Ravencoin’s market capitalization stands at USD 119,373,191 at the time of writing (12:55 UTC), while the token is trading for about 0.0182 to the USD – meaning that the hack is currently worth USD 5.74 million. RVN, ranked 68th by market capitalization, is down by 2.5% in a day and 8% in a week.

Ravencoin’s operators say they have spoken to the police, noting,

“Law enforcement has been notified and is working with us.”

The news does not look good for RVN holders, however, who may have to eat up the cost of the hack.

Ravencoin wrote,

“Because [the minted] RVN were transferred to an exchange and traded, they are mixed with other RVN and therefore any programmatic attempt at burning them, with miner and community backing, would cause irreparable harm to innocent victims. As it stands, the burden has been shared across all RVN holders in proportion to their RVN holdings in the form of inflation.”

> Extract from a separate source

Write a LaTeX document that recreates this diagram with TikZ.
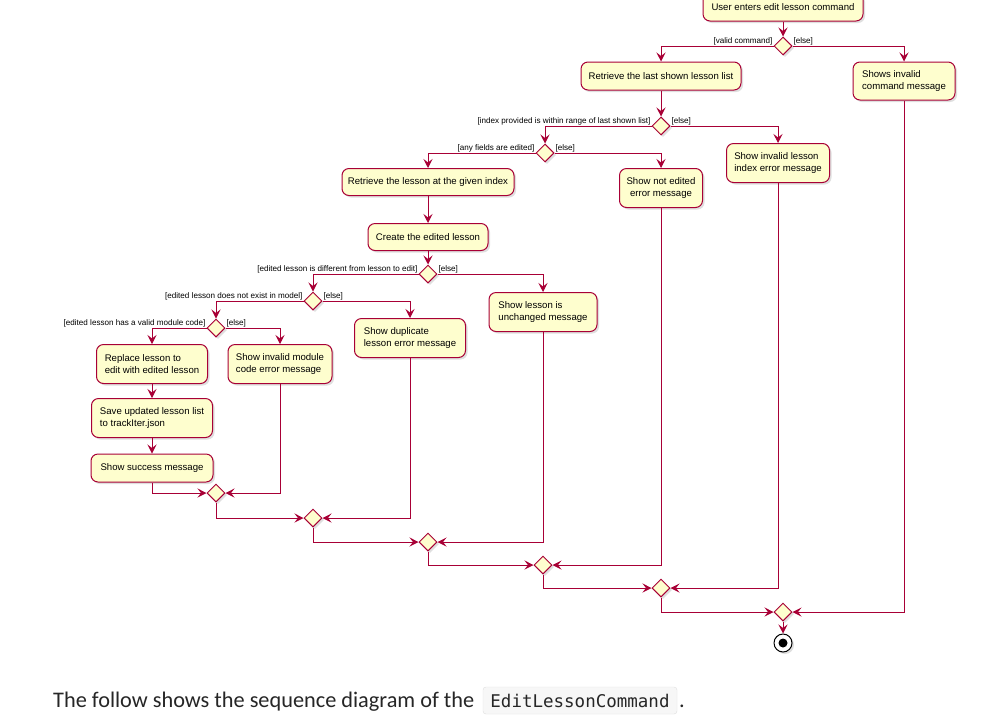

The operator asked RVN miners and node operators to upgrade to a safer version of the network, or risk more exploits taking place.

Ravencoin also took to Twitter to state that “every single miner and user” needed to take “responsibility for code” – but conceded that Ravencoin “must have procedures to prevent errors.”

"Being open source is not a panacea for a project's security. It must have a sufficiently large set of skilled active developers," Casa Chief Technology Officer Jameson Lopp reacted.